Dans ce dossier, même si je plaidais pour l’oncle et le parent de la maman sauvagement tuée, c’est à cette enfant que j’ai pensé en plaidant. Et c’est à cette jeune fille si courageuse et tellement digne que je pense souvent, me demandant ce qu’elle est devenue.

Braquage du Mac Do de Nîmes

Nous sommes le samedi 26 décembre 2009, il est 23h30 quand deux hommes cagoulés, armes au poing, font irruption dans le Mac Do du centre-ville de Nîmes. La police est arrivée très rapidement, au moment même où les deux voleurs étaient encore dans le restaurant. Mais malgré la présence de très nombreux policiers, ce braquage, sans doute peu préparé par des amateurs du crime, s’est soldé par une prise d’otage. Un geste fou, stupide, suicidaire.

Caroline, jeune salariée du restaurant, s’est vue entraînée sur un boulevard par un des deux agresseurs qui la tenait en joue avec une arme pointée sur la tempe. A un court moment elle s’est légèrement écartée, laissant l’opportunité à un policier de faire un tir de défense. Son ravisseur, dont elle n’a jamais vu le visage, est mort dans ses bras. Elle se souvient encore de son dernier souffle, de son odeur et de la détonation de ce tir de légitime défense.

Le lendemain, Caroline m’a téléphoné me disant : « je suis l’otage du braquage du Mac Do, voulez-vous me défendre ? ».

Voilà comment j’ai fait la connaissance de cette jeune femme qui restera toujours pour moi un modèle de courage et de résilience. Jamais une parole de haine ou de volonté de vengeance. Une véritable leçon de vie après un tel choc traumatique. Caroline, qui n’aura jamais fait l’objet d’une quelconque prise en charge psychologique, est devenue une véritable amie qui me donne régulièrement de ses nouvelles et prend des miennes.

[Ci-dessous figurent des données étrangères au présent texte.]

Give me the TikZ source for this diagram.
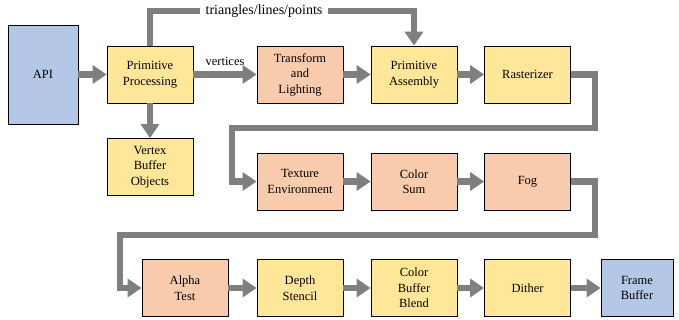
\documentclass[tikz,border=0pt]{standalone}
\usepackage{fontspec}
\setmainfont{Liberation Serif}
\usetikzlibrary{arrows.meta}
\definecolor{apiblue}{HTML}{B4C7E7}
\definecolor{stageyellow}{HTML}{FFE699}
\definecolor{stageorange}{HTML}{F8CBAD}
\definecolor{pipegray}{HTML}{7F7F7F}
\tikzset{
  stage/.style={draw=black, line width=0.8pt, minimum width=86pt, minimum height=57pt,
    align=center, inner sep=1pt, font=\rmfamily\fontsize{12.5}{15.5}\selectfont},
  pipe/.style={draw=pipegray, line width=6.5pt, -{Triangle[length=14pt,width=18pt]}},
  tag/.style={font=\rmfamily\fontsize{12.5}{15}\selectfont, inner sep=1pt},
}
\begin{document}
\begin{tikzpicture}[x=1pt, y=-1pt]
      \useasboundingbox (0,0) rectangle (679,320);
      % boxes
      \node[stage, fill=apiblue, minimum width=70pt, minimum height=99pt] (api) at (43,74.5) {API};
      \node[stage, fill=stageyellow] (pp) at (150,74.5) {Primitive\\Processing};
      \node[stage, fill=stageyellow] (vbo) at (150,167) {Vertex\\Buffer\\Objects};
      \node[stage, fill=stageorange] (tl) at (300,74.5) {Transform\\and\\Lighting};
      \node[stage, fill=stageyellow] (pa) at (414,74.5) {Primitive\\Assembly};
      \node[stage, fill=stageyellow] (rast) at (527.5,74.5) {Rasterizer};
      \node[stage, fill=stageorange] (tex) at (300,181.5) {Texture\\Environment};
      \node[stage, fill=stageorange] (csum) at (414,181.5) {Color\\Sum};
      \node[stage, fill=stageorange] (fog) at (527.5,181.5) {Fog};
      \node[stage, fill=stageorange] (alpha) at (185,288) {Alpha\\Test};
      \node[stage, fill=stageyellow] (depth) at (300,288) {Depth\\Stencil};
      \node[stage, fill=stageyellow] (blend) at (414,288) {Color\\Buffer\\Blend};
      \node[stage, fill=stageyellow] (dither) at (527.5,288) {Dither};
      \node[stage, fill=apiblue, minimum width=72pt] (fb) at (637,288) {Frame\\Buffer};
      % bends
      \coordinate (topL) at (150,11);
      \coordinate (topR) at (414,11);
      \coordinate (rastR) at (595,128);
      \coordinate (texL) at (232,128);
      \coordinate (fogR) at (595,235);
      \coordinate (alphaL) at (120,235);
      % arrows
      \draw[pipe] (api) -- (pp);
      \draw[pipe] (pp) -- (tl) node[tag, midway, above=5pt] {vertices};
      \draw[pipe] (pp) -- (vbo);
      \draw[pipe] (pp.north) -- (topL) -- (topR) -- (pa.north);
      \node[tag, fill=white, inner xsep=6pt, font=\rmfamily\fontsize{14}{16}\selectfont] (prims) at (264,11) {triangles/lines/points};
      \draw[pipe] (tl) -- (pa);
      \draw[pipe] (pa) -- (rast);
      \draw[pipe] (rast.east) -| (rastR) -- (texL) |- (tex.west);
      \draw[pipe] (tex) -- (csum);
      \draw[pipe] (csum) -- (fog);
      \draw[pipe] (fog.east) -| (fogR) -- (alphaL) |- (alpha.west);
      \draw[pipe] (alpha) -- (depth);
      \draw[pipe] (depth) -- (blend);
      \draw[pipe] (blend) -- (dither);
      \draw[pipe] (dither) -- (fb);
    \end{tikzpicture}
\end{document}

Sans doute suis-je parvenu à l’accompagner lors des 5 ans de procédure de son épreuve judiciaire, le complice ayant fait appel de sa condamnation à 10 ans de prison, pour finalement reprendre la même chose. Sans doute suis-je parvenu à l’écouter, à la réconforter et finalement à la soutenir.

Parfois, pour ne pas dire souvent, le métier d’avocat va au-delà de la simple défense.

C’est surtout pour ces moments qu’il me passionne.